FORT BENNING, Ga. (May 11, 2018) - "A simple smile and a kind gesture go a long way." This is a mantra 2nd Lt. Aireal Williams lives by.

Williams serves as the assistant personnel officer for the 316th Cavalry Brigade at Fort Benning, Georgia, and has volunteered at Hope Harbour, a domestic violence shelter in Columbus, Georgia, for the past three years.

With the upcoming Mother's Day holiday approaching, Williams organized "The CAV Cares," a clothing drive for the shelter's residents, which culminated May 10. The monthlong drive included coordination with family readiness groups and chaplains in the brigade's subordinate units. Together, approximately 500 individual pieces of clothing were collected.

"I just really wanted to do something for the mothers there," Williams said. "I know they are not able to celebrate Mother's Day like other mothers may be able to, so I thought why not bring this to them."

Williams and Sgt. Shynice Zellars, a human resource specialist in the brigade's personnel office, delivered the clothes to the shelter during the shelter's Mother's Day Dinner.

Zellars and Williams helped to sort the clothes and lay them out for the residents prior to the dinner.
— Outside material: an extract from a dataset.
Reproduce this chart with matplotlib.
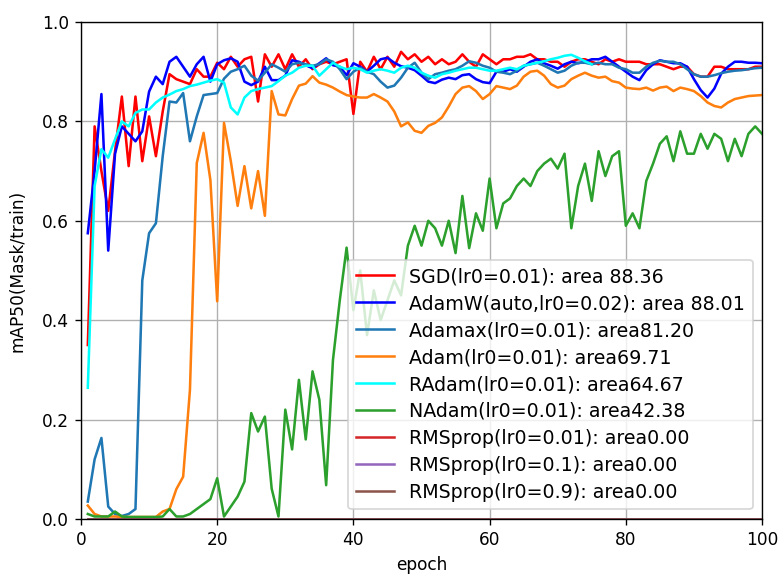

Although the dinner is an annual event for the shelter, adding the clothing drive to the event was completely Williams' idea.

"She reached out to me and did all of the coordination between the shelter and Fort Benning," said Marie Clyatt, the shelter's resource associate and volunteer coordinator. "She is very passionate."

Clyatt added partnerships with the community and Fort Benning is a morale booster for the residents, especially around the Mother's Day holiday.

"Despite their circumstances, they are still mothers," Clyatt said. "When volunteers come into the shelter, it reminds the women they are not alone."

Williams is glad to bridge that gap and said volunteering not only provides motivation for the recipient of the good deed, but for the volunteer as well. She encourages anyone to get involved, specifically the Soldiers of Fort Benning.

"It keeps us connected to the community, because sometimes we can get so wrapped up in our military lives," Williams said. "These events remind us there are other things going on, and I think it's important to show others that they are not alone and that we are here to take care of them."